The researchers were most interested in how early gender attitudes and knowledge shape later attitudes and behaviour. One key finding was that four-year-olds who were happier about belonging to their own gender, and who were more aware of gender stereotypes, tended to express more favourable attitudes toward their own gender at age five. On the other hand, holding more favourable attitudes toward the opposite gender tended to go together with greater awareness of gender consistency (realising your gender doesn’t change just because you act in gender atypical ways), and a more flexible view of stereotypes, such as coming to realise that both boys and girls might like trucks.
What about signs of gender bias in the children’s behaviour? The only measure related to behaviour was how much the children believed the other gender was smart and not mean. That is, more positive views of the other gender correlated with less own-gender bias in the coin allocation and seating tests.
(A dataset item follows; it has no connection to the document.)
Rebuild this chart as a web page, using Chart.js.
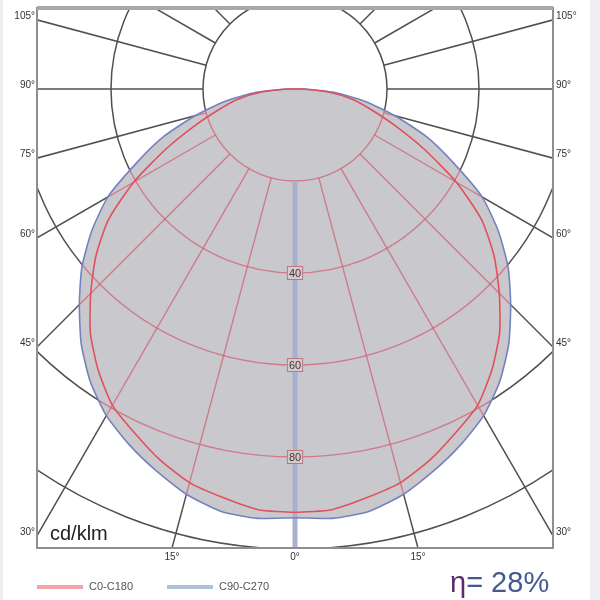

One other tidbit: there was some suggestion that own-gender favouritism was greater among children from ethnic cultures, such as Dominican and Chinese-American, where there is a greater emphasis on gender roles.
Halim and her colleagues cautioned that their findings need replication, but they believe they may offer clues to how to help foster more friendly interpersonal relationships between boys and girls. The researchers don’t make this explicit, but presumably their thinking is that if we encourage young children to challenge gender stereotypes, and to see gender as a more flexible concept, then they might be more inclined to display more friendly behaviour towards the opposite gender, which could eventually trickle down to reduce sexism when they grow into adults.